The solution is obvious. It’s time to swallow our pride. Eat crow. Fess up. Come clean. Face the music. Repent, as John the Baptist puts it, and Christ Himself, and what better phrase is there? And if you want my advice, I’ll tell you the same thing I tell my kids (and myself): Do it fast. Just spit it out. The sooner the words “I’m sorry,” “I was wrong,” or “I did it” pass your lips, the easier it will be. The longer you delay, the more resilient your pride and stubbornness become, and the more excuses your mind will fill up with. Don’t give yourself time to dig in, or the rebellion will become much stronger and more difficult for the Spirit to overcome.

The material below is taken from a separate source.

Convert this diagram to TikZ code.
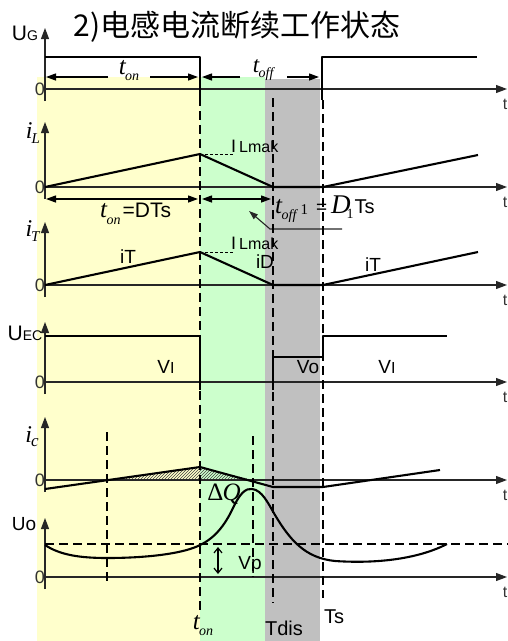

“That’s ridiculous and overdramatic,” the reader may say. “Treating yourself as the enemy isn’t the answer.”

But we are the enemy, up until the moment that we surrender our will to God. The unrepentant heart cannot be reconciled to God. There are numerous places in the Bible where this is demonstrated, but one my favorites is:

“I tell you, Nay: but, except ye repent, ye shall all likewise perish.”

Luke 13:3

I remember when I was in college I was looking for a job over the summer, and I drove out to go to drop off a resume at a business. I was living in Pensacola, and I traveled for some time west on Interstate 10 until I realized that I had missed my exit. I sought to turn around, but what I did not realize is that at the point I realized I was going the wrong way, there were no more exits until I got to Alabama. I ended up traveling another 10 miles and was well inside Alabama before I found a place to turn around.

How far do we have to go in the wrong direction before we turn around, and what is gained by going further the wrong way? Again, I go back to Lewis, who traveled in atheism and disbelief for years before eventually surrendering to God. How much he wrestled and struggled against what he knew in his heart to be true, and how much agony he went through before finally ending his rebellion. Do we really enjoy our misery so much? Or do we simply lie to ourselves?

Fortunately, the decision is up to us. God is ready with open arms for us to turn to Him, and leaves it up to us. In the parable of the prodigal son, Jesus tells us that the father was waiting patiently for his wayward son to come home, and it was the son’s choice of when to come back. At first, he never planned to come home, but in time, the hardship and anguish that he endured eventually caused him to realize how wrong he was, and he turned around. He did an about-face. But had he “come to himself” sooner, the father would have been no less or more ready for him. Similarly, Christ is waiting for us to surrender. His terms of surrender are in our favor: surrender to Me, and gain everything. Our rebellion preserves our pride, but nothing else.

“To them who by patient continuance in well doing seek for glory and honour and immortality, eternal life: But unto them that are contentious, and do not obey the truth, but obey unrighteousness, indignation and wrath.”

Romans 2:7-9

“Behold, I stand at the door, and knock: if any man hear my voice, and open the door, I will come in to him, and will sup with him, and he with me.”

Revelation 3:20

As unrepentant human beings, we can expect to fail. We can expect our evil nature to have dominion unless we actively surrender, unless we stop resisting God. And as Christians who have accepted Christ’s forgiveness of sins, we can still let the evil nature we were born with back in, and harm our testimony or our ministry. We need to learn how to come to terms with being wrong, and be able to quickly turn around, repent, and be surrendered to God, knowing that He will never deny us if we come to Him in humility and sincerity. We must learn the art of surrender.

“All that the Father giveth me shall come to me; and him that cometh to me I will in no wise cast out.”

John 6:37

“If we confess our sins, he is faithful and just to forgive us our sins, and to cleanse us from all unrighteousness.”